OHDSI Home | Forums | Wiki | Github

Source data mapping - OMOP

(rashmi) #1

I am new to OMOP and have been working to map the source data to OMOP data model.
I have few questions on source data mapping.

  1. If the source data can be mapped to standard concepts look for mapping in concept relationship table if not then the steps that need to be followed is make an entry in concept table( >2000000000) and an entry as “maps to” standard concept in concept relationship table. the conceptid_1 field from concept relationship table goes to source concept id field and conceptid_2 into concept if field of clinical table. Is this understanding correct?
  2. If the source data cannot be mapped to standard vocabulary then do we make a new entry in the concept table or what goes in concept id field and source concept id field of the clinical table is my question.very confused on this
  3. Source data has multiple ethnicity values whereas OMOP has only hispanic and non-hispanic as standard concepts. for the other ethnicity values in source data like costa rican is there any mapping that is already done for such ethnicity to the hispanic and non hispanic. what is the general approach taken for such data?


(Chetan) #2

Can you elaborate more what you are trying to achieve? a few examples would help.

(Roger Carlson) #3

Well, I’m relatively new to this as well, but since it’s been a couple of days, I’ll take a swing at answering. If I’m wrong, please anyone, feel free to correct me.

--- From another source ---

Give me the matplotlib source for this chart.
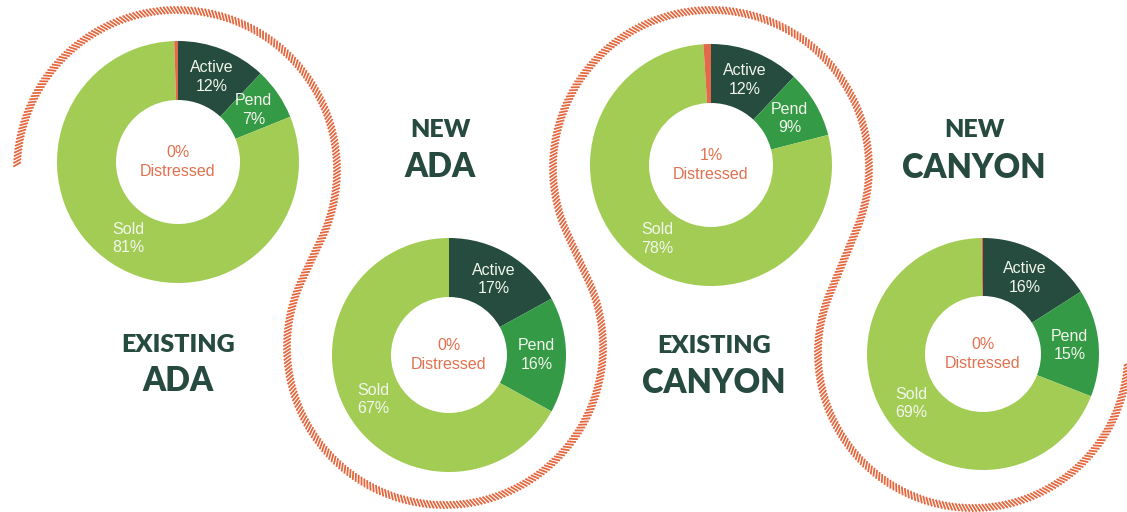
import numpy as np
import matplotlib
matplotlib.use("Agg")
import matplotlib.pyplot as plt
from matplotlib.collections import LineCollection

# ---------------- data ----------------
title_top = ["EXISTING", "NEW", "EXISTING", "NEW"]
title_bottom = ["ADA", "ADA", "CANYON", "CANYON"]
segment_names = ["Active", "Pend", "Sold", "Distressed"]
active = [12, 17, 12, 16]
pend = [7, 16, 9, 15]
sold = [81, 67, 78, 69]
distressed = [0.5, 0.0, 1.0, 0.2]
distressed_label = ["0%", "0%", "1%", "0%"]

# ---------------- style / layout ----------------
W, H = 1127, 512
C_ACTIVE = "#264b3f"
C_PEND = "#349a46"
C_SOLD = "#a3cc55"
C_DIST = "#e2694a"
C_TITLE = "#264a3f"
C_LABEL = "#f2f6ec"
C_CENTER = "#e2714f"
C_STRIPE = "#e4683f"
colors = [C_ACTIVE, C_PEND, C_SOLD, C_DIST]

# donut geometry in pixel coordinates (y measured from top)
centers_px = [(178, 162), (449, 355), (711, 165), (983, 354)]
outer_r = [121, 117, 121, 116]
inner_r = [62, 58, 62, 58]
title_x = [178, 440, 714, 974]
title_y1 = [352, 137, 353, 137]
title_y2 = [391, 177, 393, 178]

# decorative hatched S-curve (circles around each donut)
ring_centers_px = [(177, 170), (445, 347), (711, 168), (973, 353)]
ring_r = [160, 158, 158, 155]
ring_dir = [-1, 1, -1, 1]

LABEL_FONT = ["Liberation Sans", "DejaVu Sans"]
TITLE_FONT = ["Lato", "DejaVu Sans"]


def to_data(p):
    return np.array([p[0], H - p[1]], dtype=float)


fig = plt.figure(figsize=(W / 100, H / 100), dpi=100)
ax = fig.add_axes([0, 0, 1, 1])
ax.set_facecolor("white")

# ---------------- hatched curve ----------------
def tangent(c1, r1, d1, c2, r2):
    d = c2 - c1
    D = np.hypot(*d)
    u = d / D
    p = np.array([-u[1], u[0]])
    k = (r1 + r2) / D
    h = np.sqrt(max(0.0, 1 - k * k))
    for s in (1, -1):
        n = k * u + s * h * p
        P1 = c1 + r1 * n
        P2 = c2 - r2 * n
        t1 = np.arctan2(n[1], n[0])
        tang = d1 * np.array([-np.sin(t1), np.cos(t1)])
        if np.dot(P2 - P1, tang) > 0:
            return t1, np.arctan2(-n[1], -n[0])


rc = [to_data(c) for c in ring_centers_px]
entries = [np.deg2rad(178)]
exits = []
for i in range(3):
    a_out, a_in = tangent(rc[i], ring_r[i], ring_dir[i], rc[i + 1], ring_r[i + 1])
    exits.append(a_out)
    entries.append(a_in)
exits.append(np.deg2rad(356))

pts = []
for i in range(4):
    a0, a1 = entries[i], exits[i]
    if ring_dir[i] < 0:
        while a1 > a0:
            a1 -= 2 * np.pi
        while a1 < a0 - 2 * np.pi:
            a1 += 2 * np.pi
    else:
        while a1 < a0:
            a1 += 2 * np.pi
        while a1 > a0 + 2 * np.pi:
            a1 -= 2 * np.pi
    t = np.linspace(a0, a1, 600)
    pts.append(np.column_stack([rc[i][0] + ring_r[i] * np.cos(t),
                                rc[i][1] + ring_r[i] * np.sin(t)]))
path = np.vstack(pts)
seg = np.hypot(*np.diff(path, axis=0).T)
s = np.concatenate([[0], np.cumsum(seg)])
spacing = 3.4
ss = np.arange(0, s[-1], spacing)
xs = np.interp(ss, s, path[:, 0])
ys = np.interp(ss, s, path[:, 1])
tx = np.gradient(xs)
ty = np.gradient(ys)
nrm = np.hypot(tx, ty)
tx /= nrm
ty /= nrm
ang = np.deg2rad(-58)
vx = tx * np.cos(ang) - ty * np.sin(ang)
vy = tx * np.sin(ang) + ty * np.cos(ang)
band = 7.5
L = band / abs(np.sin(ang))
stripes = np.stack([np.column_stack([xs - vx * L / 2, ys - vy * L / 2]),
                    np.column_stack([xs + vx * L / 2, ys + vy * L / 2])], axis=1)
lc = LineCollection(stripes, colors=C_STRIPE, linewidths=1.3, capstyle="butt", zorder=1)
ax.add_collection(lc)

# ---------------- donuts ----------------
for i in range(4):
    vals = [active[i], pend[i], sold[i], distressed[i]]
    c = to_data(centers_px[i])
    R, r = outer_r[i], inner_r[i]
    wedges, _ = ax.pie(vals, colors=colors, startangle=90, counterclock=False,
                       center=(c[0], c[1]), radius=R,
                       wedgeprops=dict(width=R - r, edgecolor="none", linewidth=0))
    for w in wedges:
        w.set_zorder(2)
    rm = (R + r) / 2
    for j in range(3):
        w = wedges[j]
        mid = np.deg2rad((w.theta1 + w.theta2) / 2)
        ax.text(c[0] + rm * np.cos(mid), c[1] + rm * np.sin(mid),
                f"{segment_names[j]}\n{round(vals[j])}%",
                ha="center", va="center", fontsize=11.5, color=C_LABEL,
                family=LABEL_FONT, linespacing=1.3, zorder=3)
    ax.text(c[0], c[1], f"{distressed_label[i]}\n{segment_names[3]}",
            ha="center", va="center", fontsize=11.5, color=C_CENTER,
            family=LABEL_FONT, linespacing=1.3, zorder=3)

# ---------------- titles ----------------
for i in range(4):
    ax.text(title_x[i], H - title_y1[i], title_top[i], ha="center", va="baseline",
            fontsize=18, fontweight="heavy", color=C_TITLE, family=TITLE_FONT)
    ax.text(title_x[i], H - title_y2[i], title_bottom[i], ha="center", va="baseline",
            fontsize=23.5, fontweight="heavy", color=C_TITLE, family=TITLE_FONT)

ax.set_xlim(0, W)
ax.set_ylim(0, H)
ax.set_aspect("equal")
ax.axis("off")
fig.savefig("out.png", dpi=100, facecolor="white")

  1. At present, I’m not modifying the Concept table at all. I’m not sure what value there is to do so. There are a lot of relationships built into the Standardized Vocabulary tables (concept, concept_relationship, concept_ancestor, etc.). Too many for me to feel comfortable mucking around in.

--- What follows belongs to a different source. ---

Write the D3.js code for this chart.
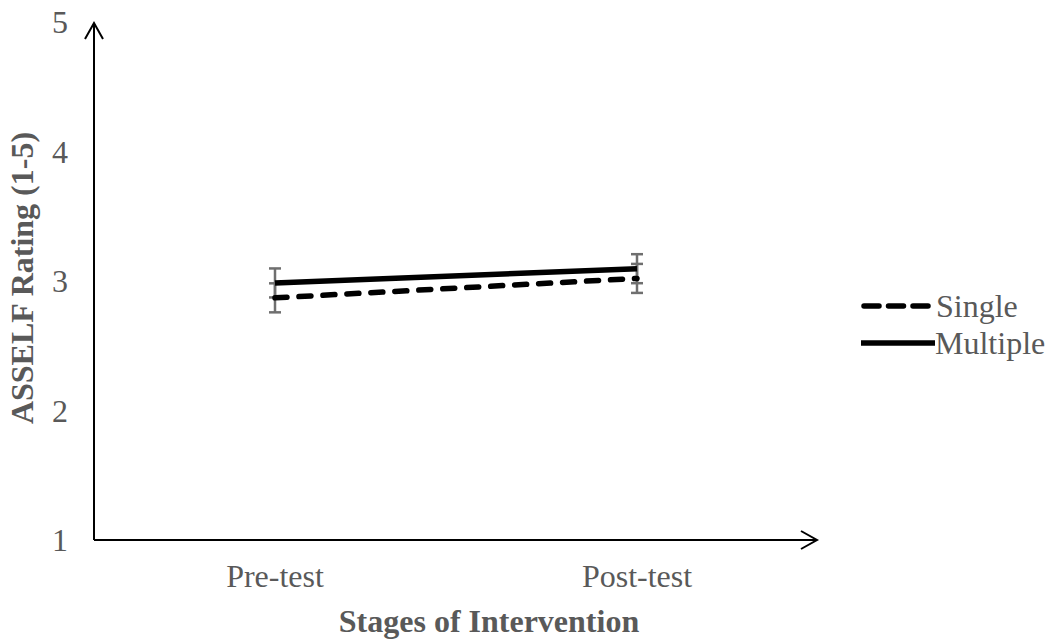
<!DOCTYPE html>
<html>
<head>
<meta charset="utf-8">
<script src="https://cdn.jsdelivr.net/npm/d3@7"></script>
<style>
  body { margin: 0; background: #fff; }
  text { font-family: "Liberation Serif", "Times New Roman", serif; }
</style>
</head>
<body>
<svg width="1052" height="639"></svg>
<script>
var stages = ["Pre-test", "Post-test"];
var yTicks = [1, 2, 3, 4, 5];
var singleMeans = [2.87, 3.02];
var multipleMeans = [2.985, 3.095];
var singleErr = [0.112, 0.112];
var multipleErr = [0.112, 0.112];
var seriesNames = ["Single", "Multiple"];

var svg = d3.select("svg");
var plotLeft = 94, plotRight = 818, plotTop = 22, plotBottom = 540;
var grey = "#595959";
var fs = 32;

var x = d3.scaleBand().domain(stages).range([plotLeft, plotRight]);
var y = d3.scaleLinear().domain([1, 5]).range([plotBottom, plotTop]);

// axes with arrowheads
var axisG = svg.append("g").attr("stroke", "#000").attr("stroke-width", 2).attr("fill", "none");
axisG.append("line").attr("x1", plotLeft).attr("y1", plotBottom).attr("x2", plotLeft).attr("y2", plotTop + 1);
axisG.append("path").attr("d", "M" + (plotLeft - 9) + "," + (plotTop + 17) + "L" + plotLeft + "," + (plotTop + 1) + "L" + (plotLeft + 9) + "," + (plotTop + 17));
axisG.append("line").attr("x1", plotLeft).attr("y1", plotBottom).attr("x2", plotRight - 1).attr("y2", plotBottom);
axisG.append("path").attr("d", "M" + (plotRight - 17) + "," + (plotBottom - 9) + "L" + (plotRight - 1) + "," + plotBottom + "L" + (plotRight - 17) + "," + (plotBottom + 9));

// y tick labels
svg.append("g").selectAll("text").data(yTicks).join("text")
    .attr("x", 68).attr("y", function (d) { return y(d); })
    .attr("dy", "0.35em").attr("text-anchor", "end")
    .attr("font-size", fs).attr("fill", grey)
    .text(function (d) { return d; });

// x tick labels
svg.append("g").selectAll("text").data(stages).join("text")
    .attr("x", function (d) { return x(d) + x.bandwidth() / 2; }).attr("y", 587)
    .attr("text-anchor", "middle").attr("font-size", fs).attr("fill", grey)
    .text(function (d) { return d; });

svg.append("text").attr("x", 489).attr("y", 632).attr("text-anchor", "middle")
    .attr("font-size", fs).attr("font-weight", "bold").attr("fill", grey)
    .text("Stages of Intervention");

svg.append("text").attr("transform", "translate(33,278) rotate(-90)").attr("text-anchor", "middle")
    .attr("font-size", fs).attr("font-weight", "bold").attr("fill", grey)
    .text("ASSELF Rating (1-5)");

var cx = function (i) { return x(stages[i]) + x.bandwidth() / 2; };

// error bars
function errorBars(means, errs) {
    var g = svg.append("g").attr("stroke", "#6f6f6f").attr("stroke-width", 2.5);
    means.forEach(function (m, i) {
        var lo = y(m - errs[i]), hi = y(m + errs[i]), c = cx(i);
        g.append("line").attr("x1", c).attr("x2", c).attr("y1", lo).attr("y2", hi);
        g.append("line").attr("x1", c - 6).attr("x2", c + 6).attr("y1", lo).attr("y2", lo);
        g.append("line").attr("x1", c - 6).attr("x2", c + 6).attr("y1", hi).attr("y2", hi);
    });
}
errorBars(singleMeans, singleErr);
errorBars(multipleMeans, multipleErr);

var line = d3.line().x(function (d, i) { return cx(i); }).y(function (d) { return y(d); });

svg.append("path").datum(singleMeans).attr("d", line)
    .attr("fill", "none").attr("stroke", "#000").attr("stroke-width", 5.5)
    .attr("stroke-linecap", "round").attr("stroke-dasharray", "12,12");
svg.append("path").datum(multipleMeans).attr("d", line)
    .attr("fill", "none").attr("stroke", "#000").attr("stroke-width", 5.5);

// legend
var leg = svg.append("g");
leg.append("line").attr("x1", 864).attr("x2", 928).attr("y1", 306).attr("y2", 306)
    .attr("stroke", "#000").attr("stroke-width", 5.5).attr("stroke-linecap", "round")
    .attr("stroke-dasharray", "15,9.5");
leg.append("line").attr("x1", 861).attr("x2", 935).attr("y1", 343).attr("y2", 343)
    .attr("stroke", "#000").attr("stroke-width", 5.5);
leg.append("text").attr("x", 936).attr("y", 306).attr("dy", "0.35em")
    .attr("font-size", fs).attr("fill", grey).text(seriesNames[0]);
leg.append("text").attr("x", 935).attr("y", 343).attr("dy", "0.35em")
    .attr("font-size", fs).attr("fill", grey).text(seriesNames[1]);
</script>
</body>
</html>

  2. If the concept cannot be mapped, there is another table called Source_to_concept_map, which allows you to do your own mapping. There is a downloadable tool called USAGI that can help with that.
    Using USAGI, you can map your codes to standard concept codes. Concept_id would be the mapped standard code, Source_concept_id would remain 0 (zero) because there is no source concept.

  3. Ethnicity is too vague and undefined world-wide to try an map with too much granularity. For now, Hispanic and Non-Hispanic are the most useful for research purposes. There’s no particular use (in a clinical research sense) to know that a patient is Costa Rican.

  • My source data has a race field, which may or may not include an ethnicity (ie. white, white-hispanic, white-nonhispanic, black, black-hispanic, etc…) We also have an ethnicity field which includes hispanic and non-hispanic, and others. I map all the “white” values (for instance) to the white race, ignoring the ethnicity portion of the Race field, and only map the ethnicity based on the Ethnicity field. (and of course, all the others as well). I only map to Hispanic if the patient is definitely identified as hispanic, and likewise map non-hispanic if they are identified as non-hispanic. Everyone else gets a 0 (zero) as unknown.

  • This is another use for USAGI and creating your own mapping in Source_to_concept_map.

Hope this helps.

(Melanie Philofsky) #4


@roger.carlson is spot on with his answers :slight_smile:

Here is a link to a forum discussion with different points of view for “why” some sites choose to modify the concept table. I’m not going to sugar coat the 2 billions, it’s a LOT of work.

(Roger Carlson) #5

@MPhilofsky: Thanks for the link. It is a wealth of information.

(rashmi) #6

Thanks @roger.carlson for the information.
For concepts that cannot be mapped, I think we need to refer to concept_relationship table as source to concept map is no longer recommended by OHDSI

(Roger Carlson) #7

From the current OMOP standard concerning the Source_to_concept_map table

The source to concept map table is a legacy data structure within the OMOP Common Data Model, recommended for use in ETL processes to maintain local source codes which are not available as Concepts in the Standardized Vocabularies…

…Convention Description

|1|This table is no longer used to distribute mapping information between source codes and Standard Concepts for the Standard Vocabularies. Instead, the CONCEPT_RELATIONSHIP table is used for this purpose, using the relationship_id=‘Maps to’.|
|2|However, this table can still be used for the translation of local source codes into Standard Concepts.|

(Christian Reich) #8


You can use the SCTM table, and currently there are no plans to scrap it. But we have found a disadvantage of its use: Atlas does not see it, and you can’t find codes burried in it. We therefore prefer to create concepts for local codes (or even free text artifacts) in the >2B range.